Exercise task
For each line below that contains the string "document", copy that line.

Information supplied
::::::

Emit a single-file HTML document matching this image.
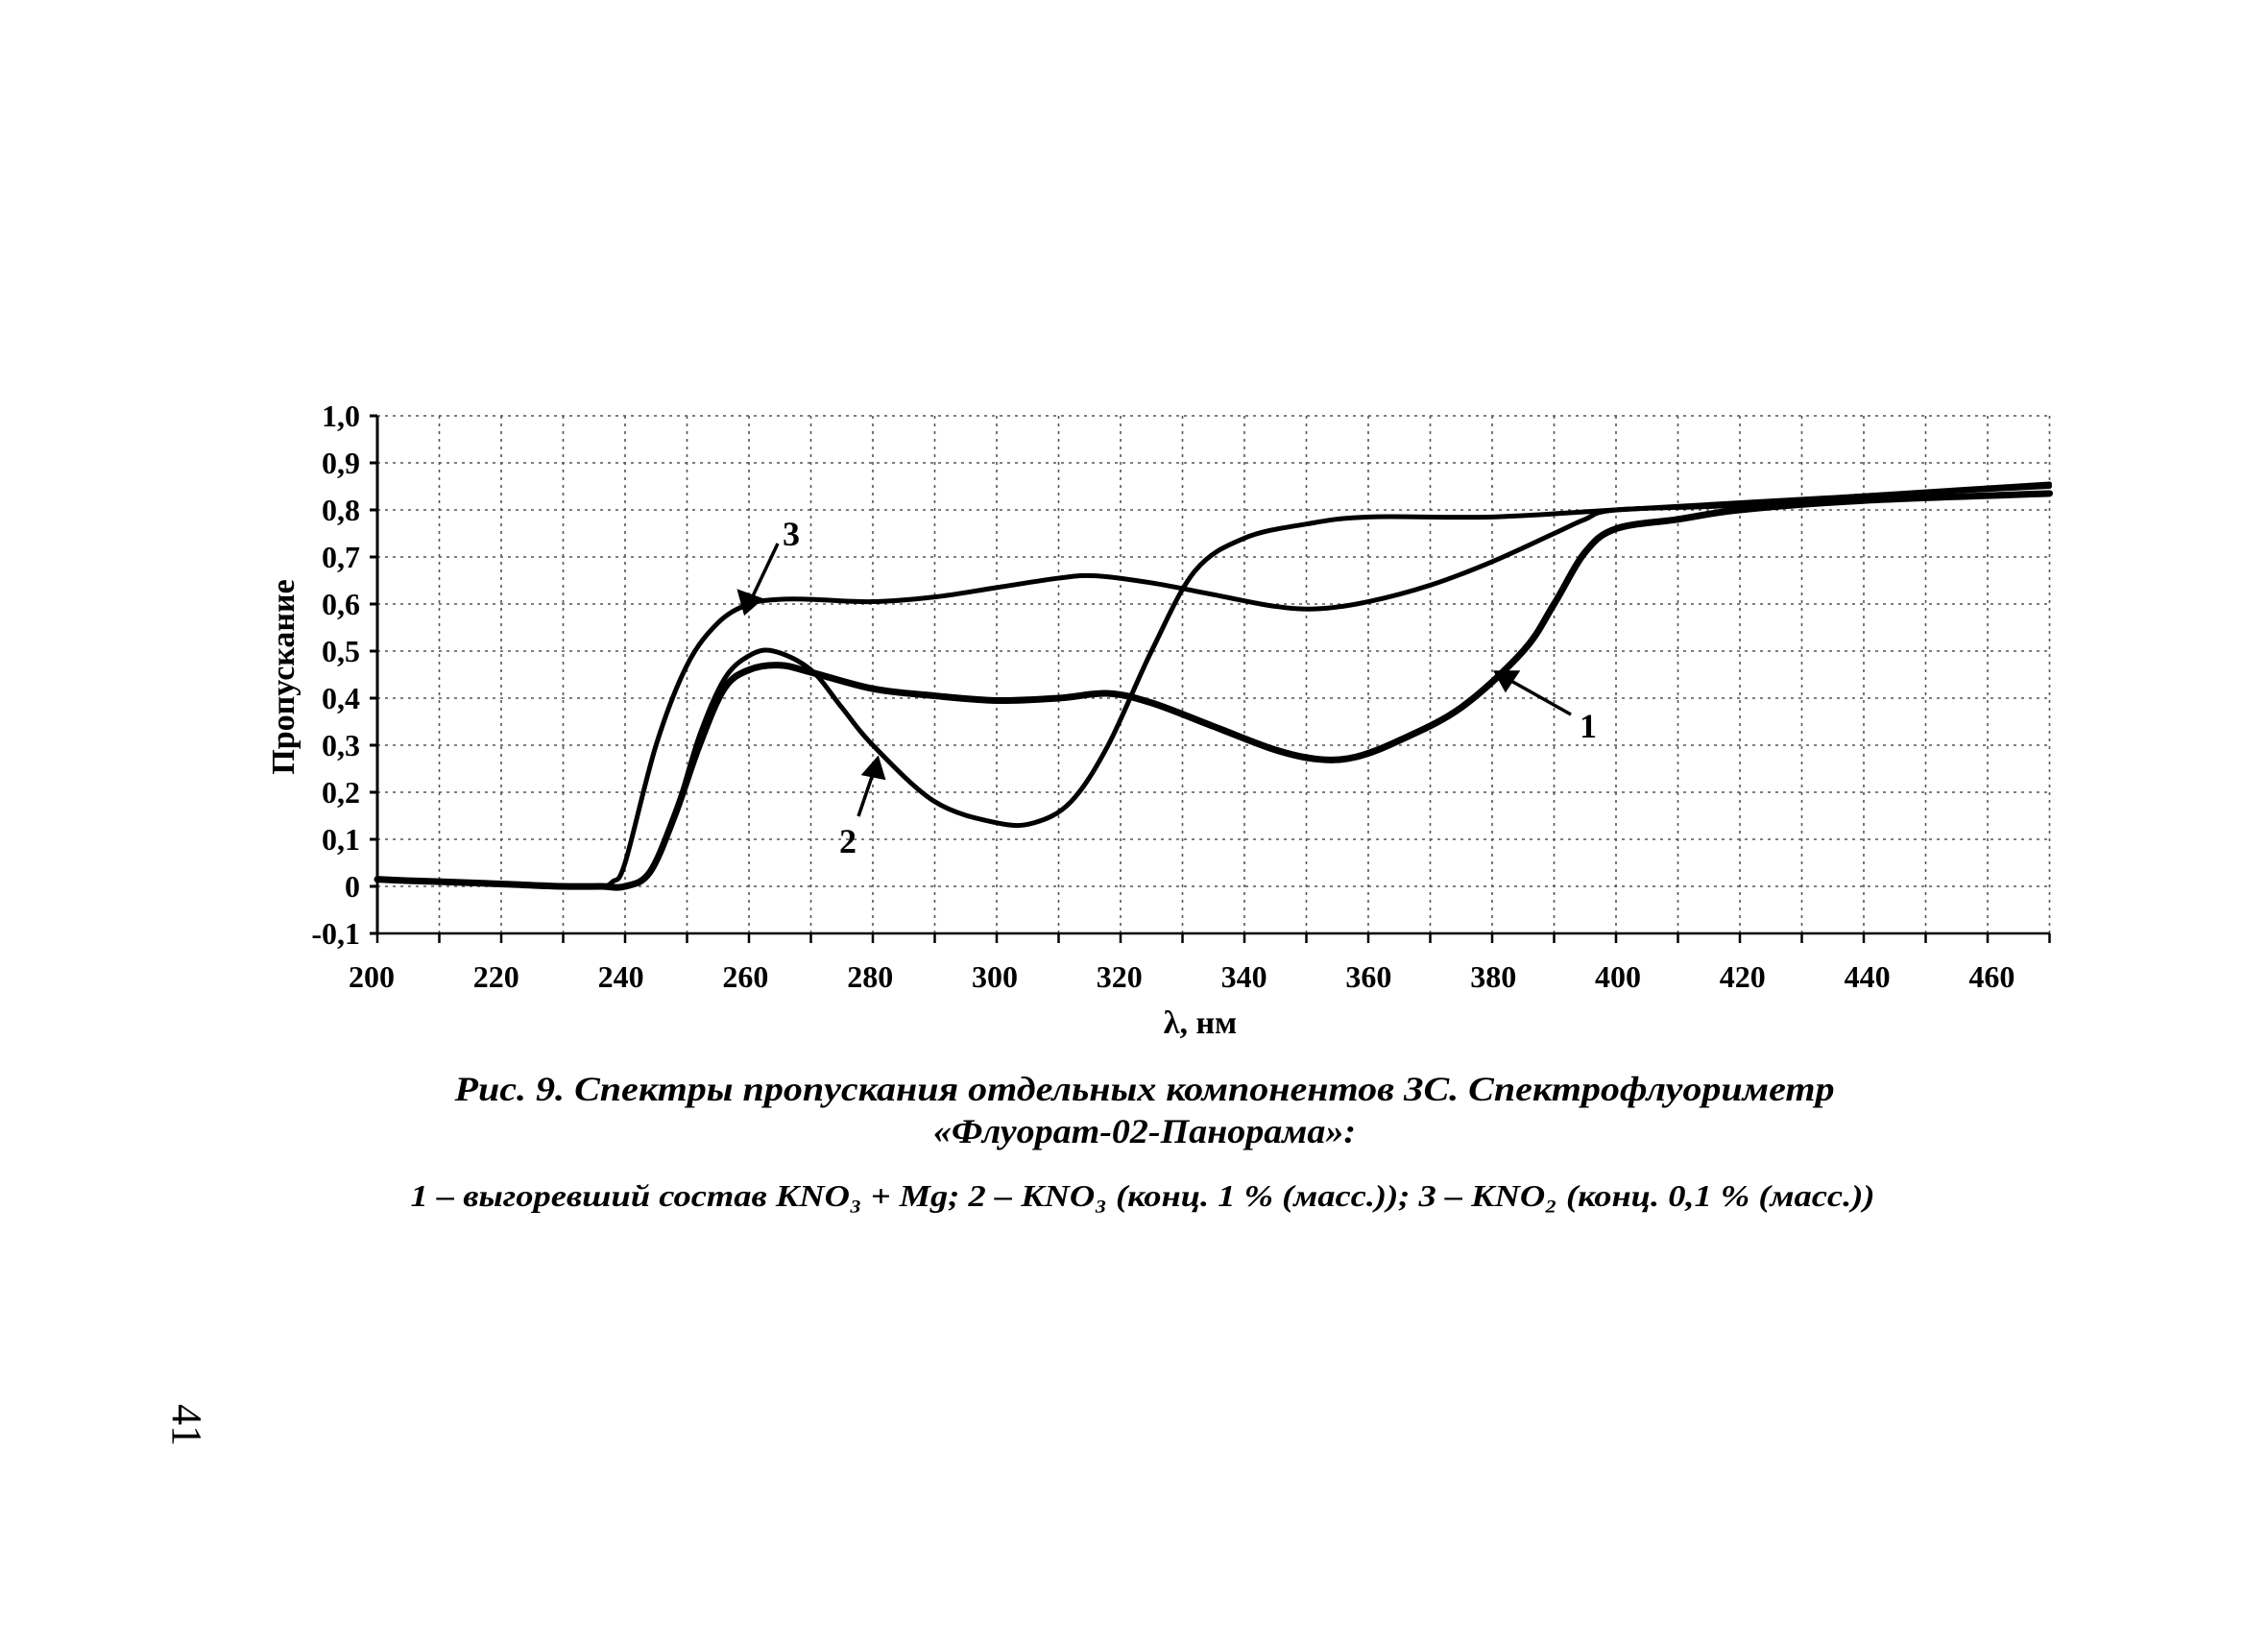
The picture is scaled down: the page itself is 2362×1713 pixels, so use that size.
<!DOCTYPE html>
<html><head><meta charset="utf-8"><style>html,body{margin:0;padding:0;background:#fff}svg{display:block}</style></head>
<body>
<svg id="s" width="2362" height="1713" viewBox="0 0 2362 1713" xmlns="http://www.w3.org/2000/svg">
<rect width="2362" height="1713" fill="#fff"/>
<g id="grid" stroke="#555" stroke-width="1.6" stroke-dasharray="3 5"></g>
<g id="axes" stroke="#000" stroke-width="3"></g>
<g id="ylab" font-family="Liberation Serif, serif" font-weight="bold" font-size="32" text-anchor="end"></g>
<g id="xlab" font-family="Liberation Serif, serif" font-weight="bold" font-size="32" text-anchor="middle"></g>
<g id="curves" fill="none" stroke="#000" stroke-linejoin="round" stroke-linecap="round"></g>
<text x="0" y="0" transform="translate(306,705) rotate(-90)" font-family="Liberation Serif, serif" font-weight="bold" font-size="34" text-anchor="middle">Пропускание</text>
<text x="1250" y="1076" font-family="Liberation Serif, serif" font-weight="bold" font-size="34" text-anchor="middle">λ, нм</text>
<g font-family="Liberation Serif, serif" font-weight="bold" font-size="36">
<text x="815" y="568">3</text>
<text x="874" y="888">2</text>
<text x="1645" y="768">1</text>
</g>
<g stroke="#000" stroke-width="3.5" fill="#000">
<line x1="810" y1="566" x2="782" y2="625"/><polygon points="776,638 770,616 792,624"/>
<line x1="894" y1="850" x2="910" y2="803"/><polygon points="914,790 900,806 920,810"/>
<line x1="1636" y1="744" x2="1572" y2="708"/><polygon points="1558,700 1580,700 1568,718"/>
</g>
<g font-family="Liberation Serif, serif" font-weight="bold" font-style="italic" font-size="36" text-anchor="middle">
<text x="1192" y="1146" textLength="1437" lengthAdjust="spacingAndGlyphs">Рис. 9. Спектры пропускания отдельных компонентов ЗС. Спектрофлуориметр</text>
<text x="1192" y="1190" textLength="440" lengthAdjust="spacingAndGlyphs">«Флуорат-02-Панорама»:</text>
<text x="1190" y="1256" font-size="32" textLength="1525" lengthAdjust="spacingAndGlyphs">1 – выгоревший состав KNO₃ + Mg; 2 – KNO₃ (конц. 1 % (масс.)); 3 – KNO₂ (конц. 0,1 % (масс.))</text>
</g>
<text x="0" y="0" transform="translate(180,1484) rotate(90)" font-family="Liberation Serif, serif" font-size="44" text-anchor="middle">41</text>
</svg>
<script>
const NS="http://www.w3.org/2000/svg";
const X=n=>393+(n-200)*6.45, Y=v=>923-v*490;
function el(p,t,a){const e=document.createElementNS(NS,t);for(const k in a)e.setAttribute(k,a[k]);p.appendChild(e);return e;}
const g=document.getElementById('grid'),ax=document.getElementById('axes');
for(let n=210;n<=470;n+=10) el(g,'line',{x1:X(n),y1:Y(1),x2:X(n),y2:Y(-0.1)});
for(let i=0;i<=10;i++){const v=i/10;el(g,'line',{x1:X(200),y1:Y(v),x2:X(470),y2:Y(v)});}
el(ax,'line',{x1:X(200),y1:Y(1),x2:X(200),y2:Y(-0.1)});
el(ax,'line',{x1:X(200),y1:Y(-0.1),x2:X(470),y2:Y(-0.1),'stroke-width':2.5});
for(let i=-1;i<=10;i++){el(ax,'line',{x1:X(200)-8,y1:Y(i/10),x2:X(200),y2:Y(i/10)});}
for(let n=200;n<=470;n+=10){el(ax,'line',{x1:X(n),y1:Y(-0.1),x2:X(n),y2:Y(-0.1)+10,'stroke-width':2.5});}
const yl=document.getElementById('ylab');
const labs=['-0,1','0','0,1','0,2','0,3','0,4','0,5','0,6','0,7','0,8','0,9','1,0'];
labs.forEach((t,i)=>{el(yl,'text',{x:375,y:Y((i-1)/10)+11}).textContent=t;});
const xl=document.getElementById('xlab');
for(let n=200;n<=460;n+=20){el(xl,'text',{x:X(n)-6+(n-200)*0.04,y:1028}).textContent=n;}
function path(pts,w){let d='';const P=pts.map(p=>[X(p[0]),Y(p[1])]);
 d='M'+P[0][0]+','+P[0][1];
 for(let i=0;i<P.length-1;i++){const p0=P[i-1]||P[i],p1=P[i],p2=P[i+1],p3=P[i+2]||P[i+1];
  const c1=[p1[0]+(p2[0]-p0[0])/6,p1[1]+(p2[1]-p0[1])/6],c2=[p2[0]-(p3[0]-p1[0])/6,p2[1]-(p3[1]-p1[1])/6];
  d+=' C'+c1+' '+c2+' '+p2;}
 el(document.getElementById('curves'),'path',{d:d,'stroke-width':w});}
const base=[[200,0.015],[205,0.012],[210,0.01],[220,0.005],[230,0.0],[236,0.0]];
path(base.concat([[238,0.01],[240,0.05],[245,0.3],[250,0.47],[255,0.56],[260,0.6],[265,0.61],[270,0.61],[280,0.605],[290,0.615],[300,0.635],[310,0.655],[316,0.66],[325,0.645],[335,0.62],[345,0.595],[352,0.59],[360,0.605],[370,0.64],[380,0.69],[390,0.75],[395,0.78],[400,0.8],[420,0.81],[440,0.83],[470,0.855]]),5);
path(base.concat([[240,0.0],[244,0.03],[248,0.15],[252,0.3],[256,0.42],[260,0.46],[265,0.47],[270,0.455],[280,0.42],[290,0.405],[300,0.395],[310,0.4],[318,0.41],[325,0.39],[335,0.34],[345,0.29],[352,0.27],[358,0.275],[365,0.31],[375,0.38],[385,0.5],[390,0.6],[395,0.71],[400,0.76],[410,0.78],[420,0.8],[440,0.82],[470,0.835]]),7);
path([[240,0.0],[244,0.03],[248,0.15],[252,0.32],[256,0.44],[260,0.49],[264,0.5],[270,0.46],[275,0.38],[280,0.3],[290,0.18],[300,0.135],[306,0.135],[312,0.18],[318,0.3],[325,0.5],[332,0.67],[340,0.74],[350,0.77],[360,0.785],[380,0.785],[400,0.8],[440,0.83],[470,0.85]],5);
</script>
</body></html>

::::::

Task result
Emit a single-file HTML document matching this image.
function el(p,t,a){const e=document.createElementNS(NS,t);for(const k in a)e.setAttribute(k,a[k]);p.appendChild(e);return e;}
const g=document.getElementById('grid'),ax=document.getElementById('axes');
const yl=document.getElementById('ylab');
const xl=document.getElementById('xlab');
 el(document.getElementById('curves'),'path',{d:d,'stroke-width':w});}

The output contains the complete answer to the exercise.